GIVEN MATERIAL —
━━━━━━━━━━━━━━━━━━━━━━━━━━━━━━
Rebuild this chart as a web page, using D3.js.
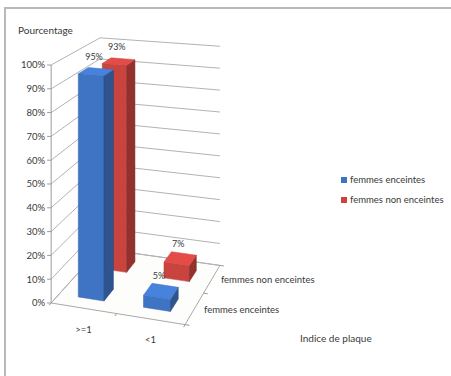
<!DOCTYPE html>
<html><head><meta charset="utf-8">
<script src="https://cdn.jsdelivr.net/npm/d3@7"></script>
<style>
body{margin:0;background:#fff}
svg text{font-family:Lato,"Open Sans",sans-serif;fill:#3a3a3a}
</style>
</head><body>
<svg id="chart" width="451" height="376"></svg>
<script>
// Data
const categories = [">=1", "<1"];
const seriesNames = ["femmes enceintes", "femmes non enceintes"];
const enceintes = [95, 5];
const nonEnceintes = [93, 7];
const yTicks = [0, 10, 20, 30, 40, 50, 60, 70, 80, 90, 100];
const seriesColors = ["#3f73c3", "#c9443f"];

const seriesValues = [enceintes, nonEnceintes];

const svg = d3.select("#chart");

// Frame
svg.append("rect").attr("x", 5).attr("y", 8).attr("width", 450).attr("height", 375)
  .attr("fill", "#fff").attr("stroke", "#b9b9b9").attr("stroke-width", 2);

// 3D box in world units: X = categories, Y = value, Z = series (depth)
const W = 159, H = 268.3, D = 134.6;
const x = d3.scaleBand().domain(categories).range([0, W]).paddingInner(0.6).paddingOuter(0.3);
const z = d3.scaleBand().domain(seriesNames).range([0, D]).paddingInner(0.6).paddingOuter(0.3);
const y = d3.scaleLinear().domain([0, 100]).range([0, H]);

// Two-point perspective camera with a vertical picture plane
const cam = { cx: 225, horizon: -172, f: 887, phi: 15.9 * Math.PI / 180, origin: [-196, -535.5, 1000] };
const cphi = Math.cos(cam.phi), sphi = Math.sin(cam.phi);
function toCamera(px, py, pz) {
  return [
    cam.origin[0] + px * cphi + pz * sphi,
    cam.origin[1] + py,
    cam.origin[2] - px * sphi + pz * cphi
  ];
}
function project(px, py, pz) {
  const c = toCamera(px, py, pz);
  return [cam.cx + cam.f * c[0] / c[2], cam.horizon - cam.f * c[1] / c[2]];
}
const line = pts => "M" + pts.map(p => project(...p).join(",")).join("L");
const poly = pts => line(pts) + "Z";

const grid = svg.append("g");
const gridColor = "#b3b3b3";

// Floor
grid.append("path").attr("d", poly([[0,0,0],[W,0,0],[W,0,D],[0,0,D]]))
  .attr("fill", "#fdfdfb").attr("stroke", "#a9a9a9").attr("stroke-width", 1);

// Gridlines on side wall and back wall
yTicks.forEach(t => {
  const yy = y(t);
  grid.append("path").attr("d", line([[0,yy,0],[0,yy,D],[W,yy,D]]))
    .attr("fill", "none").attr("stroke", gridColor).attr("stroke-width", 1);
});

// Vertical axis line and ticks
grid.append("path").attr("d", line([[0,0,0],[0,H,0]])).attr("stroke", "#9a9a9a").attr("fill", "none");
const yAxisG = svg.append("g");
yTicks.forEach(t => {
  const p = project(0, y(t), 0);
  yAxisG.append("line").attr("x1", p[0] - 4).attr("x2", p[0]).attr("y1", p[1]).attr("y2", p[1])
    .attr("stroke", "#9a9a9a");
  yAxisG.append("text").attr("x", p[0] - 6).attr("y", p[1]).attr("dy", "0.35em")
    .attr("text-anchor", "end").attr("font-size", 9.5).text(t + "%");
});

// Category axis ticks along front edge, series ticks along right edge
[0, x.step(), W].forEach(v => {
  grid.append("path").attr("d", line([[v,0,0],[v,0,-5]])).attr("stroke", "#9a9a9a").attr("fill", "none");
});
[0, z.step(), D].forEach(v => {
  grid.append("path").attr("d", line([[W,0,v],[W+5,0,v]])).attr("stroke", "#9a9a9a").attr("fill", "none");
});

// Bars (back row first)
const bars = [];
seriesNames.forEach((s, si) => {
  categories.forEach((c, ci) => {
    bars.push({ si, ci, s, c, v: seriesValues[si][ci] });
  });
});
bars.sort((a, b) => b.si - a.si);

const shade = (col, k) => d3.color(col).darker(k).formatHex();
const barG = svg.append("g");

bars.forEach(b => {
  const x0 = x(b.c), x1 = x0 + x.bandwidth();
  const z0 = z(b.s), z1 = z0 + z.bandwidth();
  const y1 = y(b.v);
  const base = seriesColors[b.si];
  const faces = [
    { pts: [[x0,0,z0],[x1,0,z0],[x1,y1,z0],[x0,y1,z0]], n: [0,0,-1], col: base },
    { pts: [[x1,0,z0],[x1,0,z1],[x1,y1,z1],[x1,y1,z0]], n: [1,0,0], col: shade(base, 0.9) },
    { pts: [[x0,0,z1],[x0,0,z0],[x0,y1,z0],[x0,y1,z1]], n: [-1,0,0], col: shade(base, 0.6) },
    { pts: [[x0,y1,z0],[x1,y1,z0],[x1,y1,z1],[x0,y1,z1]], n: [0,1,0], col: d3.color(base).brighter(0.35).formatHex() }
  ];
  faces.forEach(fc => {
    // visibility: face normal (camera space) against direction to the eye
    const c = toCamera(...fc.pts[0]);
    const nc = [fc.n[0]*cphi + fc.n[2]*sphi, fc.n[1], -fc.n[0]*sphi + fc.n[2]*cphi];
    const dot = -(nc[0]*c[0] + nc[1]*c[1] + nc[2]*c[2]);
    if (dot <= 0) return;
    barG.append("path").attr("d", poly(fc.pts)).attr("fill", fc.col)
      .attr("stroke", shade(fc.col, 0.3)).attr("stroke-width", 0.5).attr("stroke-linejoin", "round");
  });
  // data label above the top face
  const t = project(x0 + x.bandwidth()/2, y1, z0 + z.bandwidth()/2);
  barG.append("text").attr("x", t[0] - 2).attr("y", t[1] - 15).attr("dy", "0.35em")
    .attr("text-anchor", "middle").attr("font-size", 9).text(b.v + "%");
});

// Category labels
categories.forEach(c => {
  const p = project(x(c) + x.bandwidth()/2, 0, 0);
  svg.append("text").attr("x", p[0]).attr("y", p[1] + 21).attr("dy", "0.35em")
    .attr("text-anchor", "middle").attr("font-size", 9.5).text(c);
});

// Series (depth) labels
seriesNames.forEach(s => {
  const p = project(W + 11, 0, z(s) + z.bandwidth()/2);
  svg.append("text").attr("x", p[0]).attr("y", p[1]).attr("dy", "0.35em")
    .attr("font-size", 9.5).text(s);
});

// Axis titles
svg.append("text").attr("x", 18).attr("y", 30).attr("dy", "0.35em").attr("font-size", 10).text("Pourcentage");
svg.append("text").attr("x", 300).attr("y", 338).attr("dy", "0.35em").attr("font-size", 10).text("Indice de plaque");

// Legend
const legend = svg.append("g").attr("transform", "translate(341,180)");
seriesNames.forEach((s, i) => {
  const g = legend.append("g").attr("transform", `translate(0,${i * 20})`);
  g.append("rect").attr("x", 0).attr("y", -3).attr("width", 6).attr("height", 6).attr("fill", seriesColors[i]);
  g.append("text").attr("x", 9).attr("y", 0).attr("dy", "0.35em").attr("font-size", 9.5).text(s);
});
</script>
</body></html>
━━━━━━━━━━━━━━━━━━━━━━━━━━━━━━
SET EXERCISE — All the lines above are to be reproduced exactly, except the pictures.

WRITTEN SOLUTION —
Rebuild this chart as a web page, using D3.js.
<!DOCTYPE html>
<html><head><meta charset="utf-8">
<script src="https://cdn.jsdelivr.net/npm/d3@7"></script>
<style>
body{margin:0;background:#fff}
svg text{font-family:Lato,"Open Sans",sans-serif;fill:#3a3a3a}
</style>
</head><body>
<svg id="chart" width="451" height="376"></svg>
<script>
// Data
const categories = [">=1", "<1"];
const seriesNames = ["femmes enceintes", "femmes non enceintes"];
const enceintes = [95, 5];
const nonEnceintes = [93, 7];
const yTicks = [0, 10, 20, 30, 40, 50, 60, 70, 80, 90, 100];
const seriesColors = ["#3f73c3", "#c9443f"];

const seriesValues = [enceintes, nonEnceintes];

const svg = d3.select("#chart");

// Frame
svg.append("rect").attr("x", 5).attr("y", 8).attr("width", 450).attr("height", 375)
  .attr("fill", "#fff").attr("stroke", "#b9b9b9").attr("stroke-width", 2);

// 3D box in world units: X = categories, Y = value, Z = series (depth)
const W = 159, H = 268.3, D = 134.6;
const x = d3.scaleBand().domain(categories).range([0, W]).paddingInner(0.6).paddingOuter(0.3);
const z = d3.scaleBand().domain(seriesNames).range([0, D]).paddingInner(0.6).paddingOuter(0.3);
const y = d3.scaleLinear().domain([0, 100]).range([0, H]);

// Two-point perspective camera with a vertical picture plane
const cam = { cx: 225, horizon: -172, f: 887, phi: 15.9 * Math.PI / 180, origin: [-196, -535.5, 1000] };
const cphi = Math.cos(cam.phi), sphi = Math.sin(cam.phi);
function toCamera(px, py, pz) {
  return [
    cam.origin[0] + px * cphi + pz * sphi,
    cam.origin[1] + py,
    cam.origin[2] - px * sphi + pz * cphi
  ];
}
function project(px, py, pz) {
  const c = toCamera(px, py, pz);
  return [cam.cx + cam.f * c[0] / c[2], cam.horizon - cam.f * c[1] / c[2]];
}
const line = pts => "M" + pts.map(p => project(...p).join(",")).join("L");
const poly = pts => line(pts) + "Z";

const grid = svg.append("g");
const gridColor = "#b3b3b3";

// Floor
grid.append("path").attr("d", poly([[0,0,0],[W,0,0],[W,0,D],[0,0,D]]))
  .attr("fill", "#fdfdfb").attr("stroke", "#a9a9a9").attr("stroke-width", 1);

// Gridlines on side wall and back wall
yTicks.forEach(t => {
  const yy = y(t);
  grid.append("path").attr("d", line([[0,yy,0],[0,yy,D],[W,yy,D]]))
    .attr("fill", "none").attr("stroke", gridColor).attr("stroke-width", 1);
});

// Vertical axis line and ticks
grid.append("path").attr("d", line([[0,0,0],[0,H,0]])).attr("stroke", "#9a9a9a").attr("fill", "none");
const yAxisG = svg.append("g");
yTicks.forEach(t => {
  const p = project(0, y(t), 0);
  yAxisG.append("line").attr("x1", p[0] - 4).attr("x2", p[0]).attr("y1", p[1]).attr("y2", p[1])
    .attr("stroke", "#9a9a9a");
  yAxisG.append("text").attr("x", p[0] - 6).attr("y", p[1]).attr("dy", "0.35em")
    .attr("text-anchor", "end").attr("font-size", 9.5).text(t + "%");
});

// Category axis ticks along front edge, series ticks along right edge
[0, x.step(), W].forEach(v => {
  grid.append("path").attr("d", line([[v,0,0],[v,0,-5]])).attr("stroke", "#9a9a9a").attr("fill", "none");
});
[0, z.step(), D].forEach(v => {
  grid.append("path").attr("d", line([[W,0,v],[W+5,0,v]])).attr("stroke", "#9a9a9a").attr("fill", "none");
});

// Bars (back row first)
const bars = [];
seriesNames.forEach((s, si) => {
  categories.forEach((c, ci) => {
    bars.push({ si, ci, s, c, v: seriesValues[si][ci] });
  });
});
bars.sort((a, b) => b.si - a.si);

const shade = (col, k) => d3.color(col).darker(k).formatHex();
const barG = svg.append("g");

bars.forEach(b => {
  const x0 = x(b.c), x1 = x0 + x.bandwidth();
  const z0 = z(b.s), z1 = z0 + z.bandwidth();
  const y1 = y(b.v);
  const base = seriesColors[b.si];
  const faces = [
    { pts: [[x0,0,z0],[x1,0,z0],[x1,y1,z0],[x0,y1,z0]], n: [0,0,-1], col: base },
    { pts: [[x1,0,z0],[x1,0,z1],[x1,y1,z1],[x1,y1,z0]], n: [1,0,0], col: shade(base, 0.9) },
    { pts: [[x0,0,z1],[x0,0,z0],[x0,y1,z0],[x0,y1,z1]], n: [-1,0,0], col: shade(base, 0.6) },
    { pts: [[x0,y1,z0],[x1,y1,z0],[x1,y1,z1],[x0,y1,z1]], n: [0,1,0], col: d3.color(base).brighter(0.35).formatHex() }
  ];
  faces.forEach(fc => {
    // visibility: face normal (camera space) against direction to the eye
    const c = toCamera(...fc.pts[0]);
    const nc = [fc.n[0]*cphi + fc.n[2]*sphi, fc.n[1], -fc.n[0]*sphi + fc.n[2]*cphi];
    const dot = -(nc[0]*c[0] + nc[1]*c[1] + nc[2]*c[2]);
    if (dot <= 0) return;
    barG.append("path").attr("d", poly(fc.pts)).attr("fill", fc.col)
      .attr("stroke", shade(fc.col, 0.3)).attr("stroke-width", 0.5).attr("stroke-linejoin", "round");
  });
  // data label above the top face
  const t = project(x0 + x.bandwidth()/2, y1, z0 + z.bandwidth()/2);
  barG.append("text").attr("x", t[0] - 2).attr("y", t[1] - 15).attr("dy", "0.35em")
    .attr("text-anchor", "middle").attr("font-size", 9).text(b.v + "%");
});

// Category labels
categories.forEach(c => {
  const p = project(x(c) + x.bandwidth()/2, 0, 0);
  svg.append("text").attr("x", p[0]).attr("y", p[1] + 21).attr("dy", "0.35em")
    .attr("text-anchor", "middle").attr("font-size", 9.5).text(c);
});

// Series (depth) labels
seriesNames.forEach(s => {
  const p = project(W + 11, 0, z(s) + z.bandwidth()/2);
  svg.append("text").attr("x", p[0]).attr("y", p[1]).attr("dy", "0.35em")
    .attr("font-size", 9.5).text(s);
});

// Axis titles
svg.append("text").attr("x", 18).attr("y", 30).attr("dy", "0.35em").attr("font-size", 10).text("Pourcentage");
svg.append("text").attr("x", 300).attr("y", 338).attr("dy", "0.35em").attr("font-size", 10).text("Indice de plaque");

// Legend
const legend = svg.append("g").attr("transform", "translate(341,180)");
seriesNames.forEach((s, i) => {
  const g = legend.append("g").attr("transform", `translate(0,${i * 20})`);
  g.append("rect").attr("x", 0).attr("y", -3).attr("width", 6).attr("height", 6).attr("fill", seriesColors[i]);
  g.append("text").attr("x", 9).attr("y", 0).attr("dy", "0.35em").attr("font-size", 9.5).text(s);
});
</script>
</body></html>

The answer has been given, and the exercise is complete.